Access with more than 16 Unix groups

This article tells you how to access the file-system when you have permission to access more than 16 Unix groups.

Unix groups

Unix groups are used to manage access to resources on the file-system. You can find out the group ownership of a file or directory using the "ls -l" command, for example:

$ ls -l test.txt
-rw-r--r-- 1 jbloggs open   3 Nov 22 11:59 test.txt
In this example, "jbloggs" is the owner and "open" is the group.
You can find out which groups your user belongs to by using the "groups" command, for example:
$ groups 
users gws_ukca esacat1 ecmwf ukmo open 

As you request access to more datasets, group workspaces and other resources on JASMIN the number of Unix groups associated with your user will increase. A user can be granted access to any number of Unix groups.

The 16-group session limit

However, on a standard Unix file-system (and on JASMIN) a user has a hard limit of 16 groups that are accessible within a given session. This means that sometimes you may be refused permission to read/write to a given directory even though your user does have the required permission.

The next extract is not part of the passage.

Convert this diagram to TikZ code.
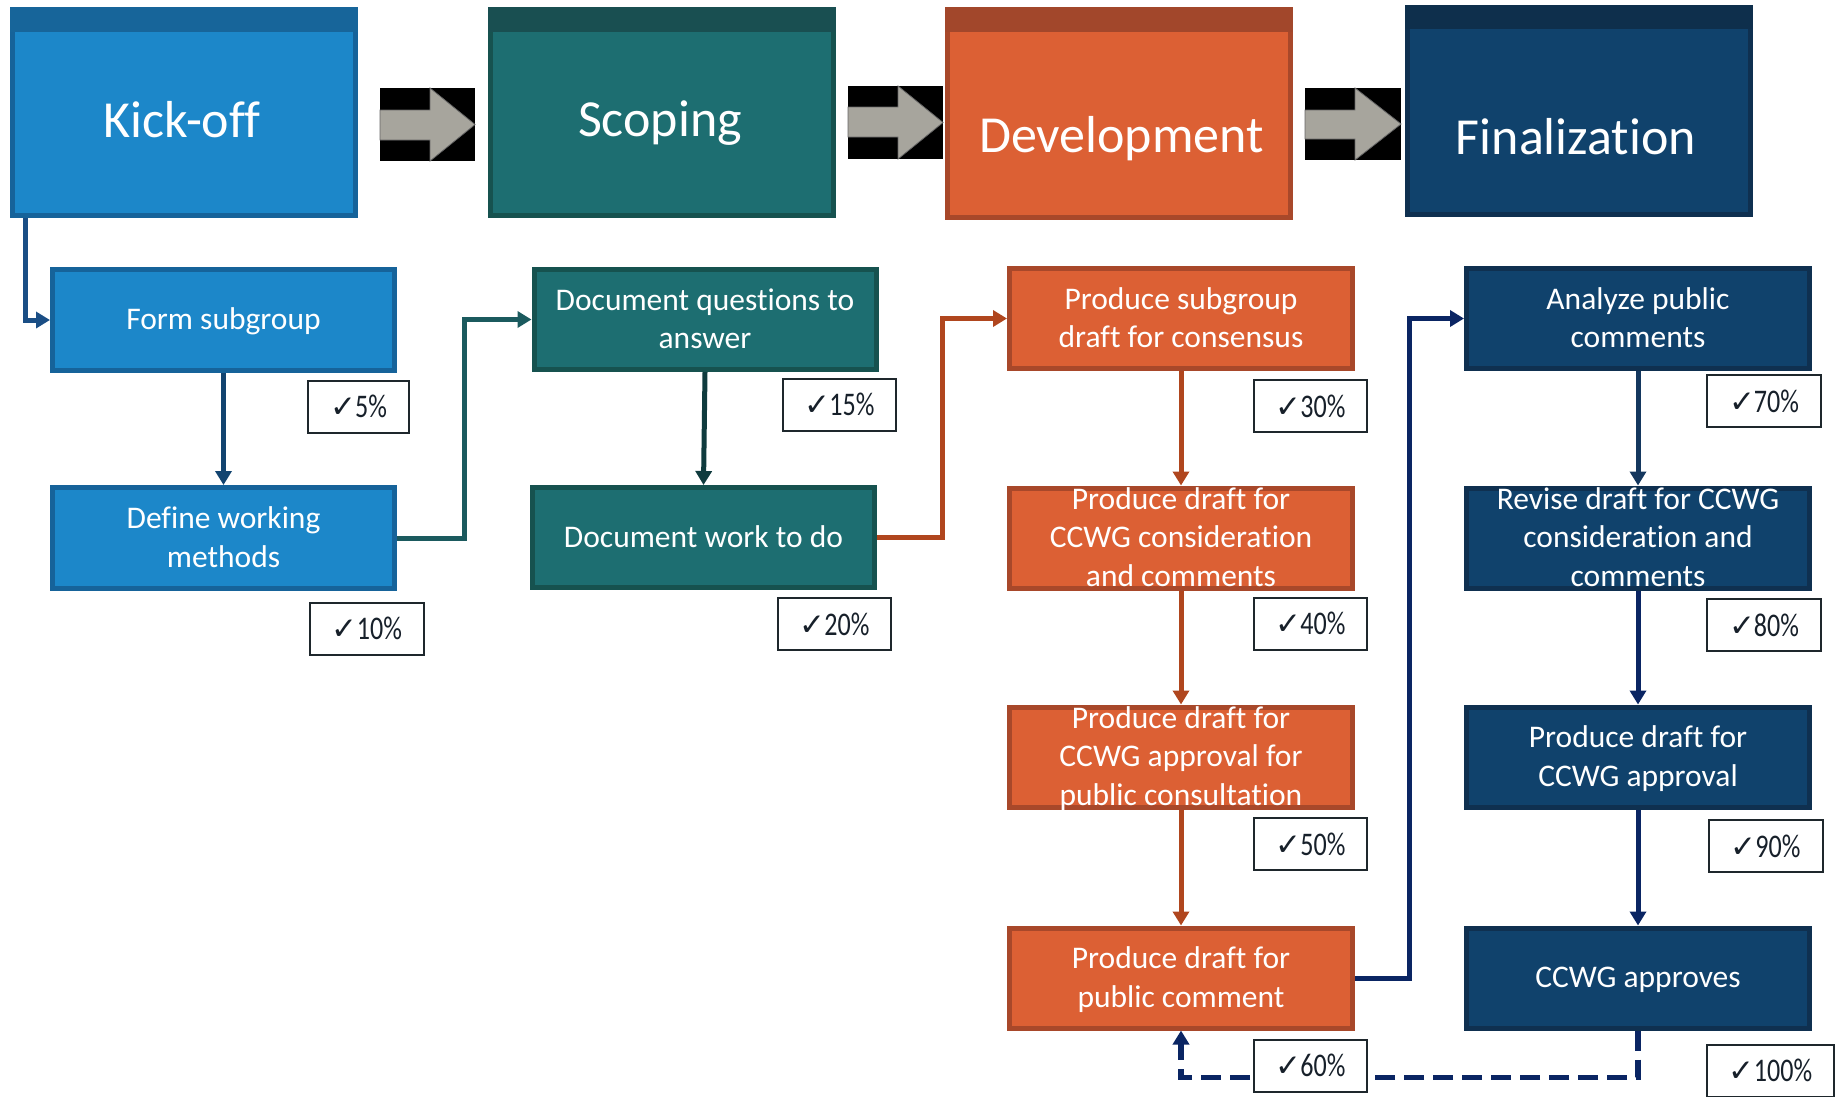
\documentclass[tikz,border=0pt]{standalone}
\usepackage{fontspec}
\usepackage{graphicx}
\setmainfont{Carlito}[Ligatures=NoCommon]
\newfontfamily\djv{DejaVu Sans}
\usetikzlibrary{arrows.meta,calc}
\definecolor{kfill}{HTML}{1C87C9}
\definecolor{kband}{HTML}{17659A}
\definecolor{kbord}{HTML}{16639A}
\definecolor{sfill}{HTML}{1D6E71}
\definecolor{sband}{HTML}{194F51}
\definecolor{sbord}{HTML}{16524F}
\definecolor{dfill}{HTML}{DC6034}
\definecolor{dband}{HTML}{A2472B}
\definecolor{dbord}{HTML}{A8482A}
\definecolor{ffill}{HTML}{10426C}
\definecolor{fband}{HTML}{0E2F4C}
\definecolor{fbord}{HTML}{0F3050}
\definecolor{arrgray}{HTML}{A7A59D}
\definecolor{lnA}{HTML}{1A4E85}
\definecolor{lnB}{HTML}{124470}
\definecolor{lnC}{HTML}{1B5A5E}
\definecolor{lnD}{HTML}{0F3B3E}
\definecolor{lnE}{HTML}{B0461E}
\definecolor{lnF}{HTML}{0A2563}
\definecolor{lnG}{HTML}{14375E}
\definecolor{ckline}{HTML}{1E272C}
\definecolor{cktext}{HTML}{17202A}
\newcommand{\ls}{\rule[-9.5pt]{0pt}{38.5pt}}
\newcommand{\ck}[1]{{\djv\fontsize{31}{31}\selectfont ✓}\hspace{-1pt}\scalebox{0.79}[1]{#1}}
\tikzset{
  hdr/.style={draw, line width=5pt, minimum width=343pt, minimum height=206pt, inner sep=0pt},
  hdrtxt/.style={text=white, font=\fontsize{52}{62}\selectfont, anchor=base, inner sep=0pt},
  subbox/.style={draw, line width=5pt, minimum width=342pt, minimum height=100pt, inner sep=0pt},
  subtxt/.style={text=white, font=\fontsize{31.5}{38.5}\selectfont, align=center, inner sep=0pt},
  ckbox/.style={draw=ckline, fill=white, line width=2pt, inner sep=0pt, minimum height=52pt, minimum width=113pt, text=cktext, font=\fontsize{33}{40}\selectfont},
  conn/.style={line width=5pt, -{Triangle[length=14pt,width=16pt]}},
  bigarrow/.style={fill=arrgray, draw=black!60, line width=0.8pt}
}
\begin{document}
\begin{tikzpicture}[x=1pt,y=-1pt]
\useasboundingbox (0,0) rectangle (1839,1096);

% header boxes
\node[hdr, fill=kfill, draw=kbord] (kick) at (184,112.5) {};
\fill[kband] (kick.north west) rectangle ([yshift=-25pt]kick.north east);
\node[hdr, fill=sfill, draw=sbord] (scop) at (662,112.5) {};
\fill[sband] (scop.north west) rectangle ([yshift=-25pt]scop.north east);
\node[hdr, fill=dfill, draw=dbord, minimum height=208pt] (devl) at (1119,113.5) {};
\fill[dband] (devl.north west) rectangle ([yshift=-25pt]devl.north east);
\node[hdr, fill=ffill, draw=fbord, minimum height=207pt] (finl) at (1578.5,111) {};
\fill[fband] (finl.north west) rectangle ([yshift=-24pt]finl.north east);

\node[hdrtxt] (hk) at (182,137) {Kick-off};
\node[hdrtxt] (hs) at (660,136) {Scoping};
\node[hdrtxt] (hd) at (1121.5,152) {Development};
\node[hdrtxt] (hf) at (1576,154) {Finalization};

% block arrows between headers
\fill[black] (380,88) rectangle (475,161);
\filldraw[bigarrow] (380,110) -- (430,110) -- (430,88) -- (475,124.5) -- (430,161) -- (430,140) -- (380,140) -- cycle;
\fill[black] (848,86) rectangle (943,159);
\filldraw[bigarrow] (848,107) -- (898,107) -- (898,86) -- (943,122.5) -- (898,159) -- (898,137) -- (848,137) -- cycle;
\fill[black] (1305,88) rectangle (1401,160);
\filldraw[bigarrow] (1305,110) -- (1355,110) -- (1355,88) -- (1401,124) -- (1355,160) -- (1355,139) -- (1305,139) -- cycle;

% sub boxes
\node[subbox, fill=kfill, draw=kbord, minimum height=101pt] (form) at (223.5,320) {};
\node[subbox, fill=kfill, draw=kbord, minimum height=101pt] (defn) at (223.5,538) {};
\node[subbox, fill=sfill, draw=sbord] (docq) at (705,319.5) {};
\node[subbox, fill=sfill, draw=sbord] (docw) at (703.5,537.5) {};
\node[subbox, fill=dfill, draw=dbord, minimum width=343pt] (p1) at (1181,318.5) {};
\node[subbox, fill=dfill, draw=dbord, minimum width=343pt] (p2) at (1181,538) {};
\node[subbox, fill=dfill, draw=dbord, minimum width=343pt] (p3) at (1181,757) {};
\node[subbox, fill=dfill, draw=dbord, minimum width=343pt] (p4) at (1181,978) {};
\node[subbox, fill=ffill, draw=fbord, minimum width=343pt] (a1) at (1638,318.5) {};
\node[subbox, fill=ffill, draw=fbord, minimum width=343pt] (a2) at (1638,538) {};
\node[subbox, fill=ffill, draw=fbord, minimum width=343pt] (a3) at (1638,757) {};
\node[subbox, fill=ffill, draw=fbord, minimum width=343pt] (a4) at (1638,978) {};

% connectors
\draw[conn, lnA] ([xshift=15pt]kick.south west) |- (form.west);
\draw[conn, lnB] (form.south) -- (defn.north);
\draw[conn, lnC] (defn.east) -- ++(67.5,0) |- (docq.west);
\draw[conn, lnD] (docq.south) -- (docw.north);
\draw[conn, lnE] (docw.east) -- ++(65,0) |- (p1.west);
\draw[conn, lnE] (p1.south) -- (p2.north);
\draw[conn, lnE] (p2.south) -- (p3.north);
\draw[conn, lnE] (p3.south) -- (p4.north);
\draw[conn, lnF] (p4.east) -- ++(54.5,0) |- (a1.west);
\draw[conn, lnG] (a1.south) -- (a2.north);
\draw[conn, lnF] (a2.south) -- (a3.north);
\draw[conn, lnF] (a3.south) -- (a4.north);
\coordinate (dl) at ($(a4.south)+(0,47)$);
\draw[conn, lnF, line width=5.5pt, dash pattern=on 20pt off 9pt] (a4.south) -- (dl) -| (p4.south);

% sub box texts
\node[subtxt] (tform) at (form) {\ls Form subgroup};
\node[subtxt] (tdefn) at (defn) {\ls Define working\\\ls methods};
\node[subtxt] (tdocq) at (docq) {\ls Document questions to\\\ls answer};
\node[subtxt] (tdocw) at (docw) {\ls Document work to do};
\node[subtxt] (tp1) at (p1) {\ls Produce subgroup\\\ls draft for consensus};
\node[subtxt] (tp2) at (p2) {\ls Produce draft for\\\ls CCWG consideration\\\ls and comments};
\node[subtxt] (tp3) at (p3) {\ls Produce draft for\\\ls CCWG approval for\\\ls public consultation};
\node[subtxt] (tp4) at (p4) {\ls Produce draft for\\\ls public comment};
\node[subtxt] (ta1) at (a1) {\ls Analyze public\\\ls comments};
\node[subtxt] (ta2) at (a2) {\ls Revise draft for CCWG\\\ls consideration and\\\ls comments};
\node[subtxt] (ta3) at (a3) {\ls Produce draft for\\\ls CCWG approval};
\node[subtxt] (ta4) at (a4) {\ls CCWG approves};

% progress boxes
\node[ckbox, minimum width=101pt] (c5) at (358.5,406.5) {\ck{5\%}};
\node[ckbox, minimum width=114pt] (c10) at (367,628.5) {\ck{10\%}};
\node[ckbox] (c15) at (839.5,404.5) {\ck{15\%}};
\node[ckbox] (c20) at (834.5,624) {\ck{20\%}};
\node[ckbox] (c30) at (1310.5,406) {\ck{30\%}};
\node[ckbox] (c40) at (1310.5,623.5) {\ck{40\%}};
\node[ckbox] (c50) at (1310.5,844) {\ck{50\%}};
\node[ckbox] (c60) at (1310.5,1065.5) {\ck{60\%}};
\node[ckbox, minimum width=114pt] (c70) at (1764,401) {\ck{70\%}};
\node[ckbox, minimum width=114pt] (c80) at (1764,625) {\ck{80\%}};
\node[ckbox, minimum width=114pt] (c90) at (1765.5,846) {\ck{90\%}};
\node[ckbox, minimum width=127pt] (c100) at (1770.5,1070.5) {\ck{100\%}};
\end{tikzpicture}
\end{document}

Using "newgrp" to overcome the 16-group limit

A common situation is that you wish to run a process that needs to access resources belonging a group that is in the scope of the current session.
You can use the "newgrp" command to generate a new session in which you explicitly set the default group. For example:
$ newgrp ecmwf
The above command will make "ecmwf" the default group for the new session started.